ANSI 와 Unicode 간의 변환

  Note: AnsiToUTF8 와 UTF8ToAnsi 는 리눅스, BSD, Mac OS X 에서 사용할 경우 widestring 관리자가 필요하다. SysToUTF8 과 UTF8ToSys 함수를 사용할 수 있다.(unit FileUtil) 또는 프로그램이 사용하는 첫번째 uses 섹션에 cwstring을 추가하여 widestring 매니저를 추가할 수 있게된다.

예:

TEdit에서 문자열을 얻고 어떤 RTL 파일 루틴에 문자열을 보내고 싶다고 하자.

var
  MyString: string; // utf-8 로 인코드 되어 있다.
begin
  MyString := MyTEdit.Text;
  SomeRTLRoutine(UTF8ToAnsi(MyString));
end;

반대로 보낼 경우에는:

var
  MyString: string; // ANSI 로 인코드 되어 있다.
begin
  MyString := SomeRTLRoutine;
  MyTEdit.Text := AnsiToUTF8(MyString);
end;

Widestrings 과 Ansistrings

widestring 은 2-바이트 크기의 요소를 가지는 기본데이터의 문자열 타입이다. Widestring은 거의 대부분 UTF-16 로 인코딩된 데이터를 가진다. widestring 을 보세요

widestring의 배열로 억세스할 수 있는 각 데이터 포인트는 2 바이트를 가지며, UTF-16에서 문자(character)는 1 또는 2 데이터 포인트일 수 있어서, 2 또는 4 바이트를 차지할 수 있다. 이는 Widestring을 배열로 억세스하고 이러한 방법으로 UTF-16 문자들을 얻으려고 하는 것은 확실히 잘못된 것이어서 문자열에 4 바이트 문자가 들어있을 때는 실패하게 될 것이다. 또한 UTF-8 과 마찬가지로 UTF-16은 분리되는 문자를 가질 수도 있다. 예를 들어 문자 "Á" 는 단일 문자로 인코드할 수 있거나 두개의 문자로 인코드 될 수도 있다:"A" + 수정 액센트. 그러므로 Unicode에서 엑센트 문자를 가진 문장은 다양한 방법으로 인코드 될 수 있어서 라나루스나 FPC는 자동으로 이들을 다룰 수가 없다.

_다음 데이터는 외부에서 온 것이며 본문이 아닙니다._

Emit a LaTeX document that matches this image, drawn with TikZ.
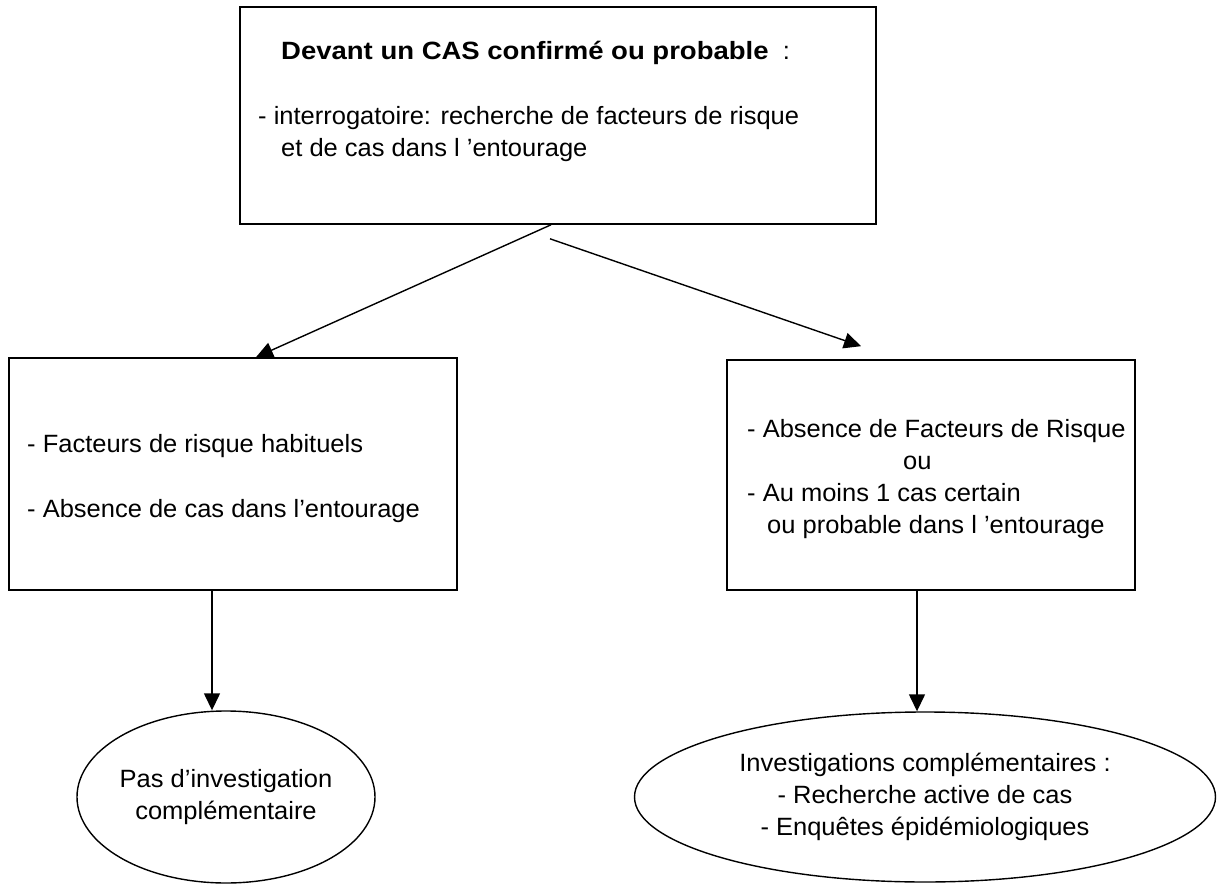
\documentclass[tikz,border=0pt]{standalone}
\usepackage{fontspec}
\setmainfont{Liberation Sans}[FakeStretch=1.02]
\newfontfamily\headfont{Liberation Sans}[FakeStretch=1.1]
\usetikzlibrary{arrows.meta,shapes.geometric}
\begin{document}
\begin{tikzpicture}[x=1pt,y=-1pt,font=\fontsize{25}{32}\selectfont,
  box/.style={draw,line width=1.6pt,inner sep=0pt},
  oval/.style={draw,ellipse,line width=1.4pt,inner sep=0pt,align=center},
  txt/.style={anchor=base west,inner sep=0pt,align=left},
  arr/.style={line width=1.4pt,-{Triangle[length=17pt,width=16pt]}}]
\useasboundingbox (0,0) rectangle (1218,885);
\node[box,minimum width=636,minimum height=217] (B0) at (558,115.5) {};
\node[box,minimum width=448,minimum height=232] (B1) at (233,474) {};
\node[box,minimum width=408,minimum height=230] (B2) at (931,475) {};
\node[oval,inner xsep=-3pt,minimum width=298,minimum height=172] (E1) at (226,797) {Pas d’investigation\\ complémentaire};
\node[oval,minimum width=581,minimum height=170] (E2) at (925,797) {Investigations complémentaires :\\ - Recherche active de cas\\ - Enquêtes épidémiologiques};
\node[txt] (t0) at (258,157) {\hspace*{23pt}{\headfont\bfseries Devant un CAS confirmé ou probable}\ \ :\\[33pt]
  - interrogatoire: recherche de facteurs de risque\\
  \hspace*{23pt}et de cas dans l ’entourage};
\node[txt] (t1) at (27,517) {- Facteurs de risque habituels\\[33pt]- Absence de cas dans l’entourage};
\node[txt] (t2) at (747,533) {- Absence de Facteurs de Risque\\ \hspace*{156pt}ou\\ - Au moins 1 cas certain\\ \hspace*{20pt}ou probable dans l ’entourage};
\draw[arr] ([xshift=-7pt]B0.south) -- ([xshift=23pt]B1.north);
\draw[arr] ([xshift=-8pt,yshift=-14pt]B0.south) -- ([xshift=-70pt,yshift=13pt]B2.north);
\draw[arr] ([xshift=-21pt]B1.south) -- ([xshift=-21pt]B1.south |- E1.north);
\draw[arr] ([xshift=-14pt]B2.south) -- ([xshift=-14pt]B2.south |- E2.north);
\end{tikzpicture}
\end{document}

Ansistrings 를 Widestrings 로 전달할 때 인코딩을 변환해야 한다.

var 
  w: widestring;
begin
  w:='Über'; // 틀림, FPC 는 시스템 코드페이지를 UTF16 로 변경할 것이다.
  w:=UTF8ToUTF16('Über'); // 맞음
  Button1.Caption:=UTF16ToUTF8(w);
end;

UTF8 문자열 과 문자들

Lazarus 0.9.30 까지 UTF-8 핸들링 루틴은 LCLProc유닛 내의 LCL에 있었다. 라자루스 0.9.31+에서 LCLProc 내의 루틴들은 여전히 호환성 문제 때문에 쓸모가 있으나 UTF-8을 다루는 실제코드는 lazutf8 유닛내의 lazutils 패키지에 있다. UTG-8 문자열상에서 실행하기위해서는 프리파스칼에서 온 SysUtils 루틴 대신에 lazutf8 유닛에 있는 루틴을 사용하는게 좋은데 이는, SysUtils 은 유니코드를 다룰 준비가 되어있지 않으나, lazutf8은 사용할 준비가 되어있기 때문이다. 간단히 Sysutils의 루틴을 lazutf8에 있는 같은 루틴으로 바꾸면 되는데 UTF8 선행사가 붙은 것을 제외하고는 이름이 같기 때문이다.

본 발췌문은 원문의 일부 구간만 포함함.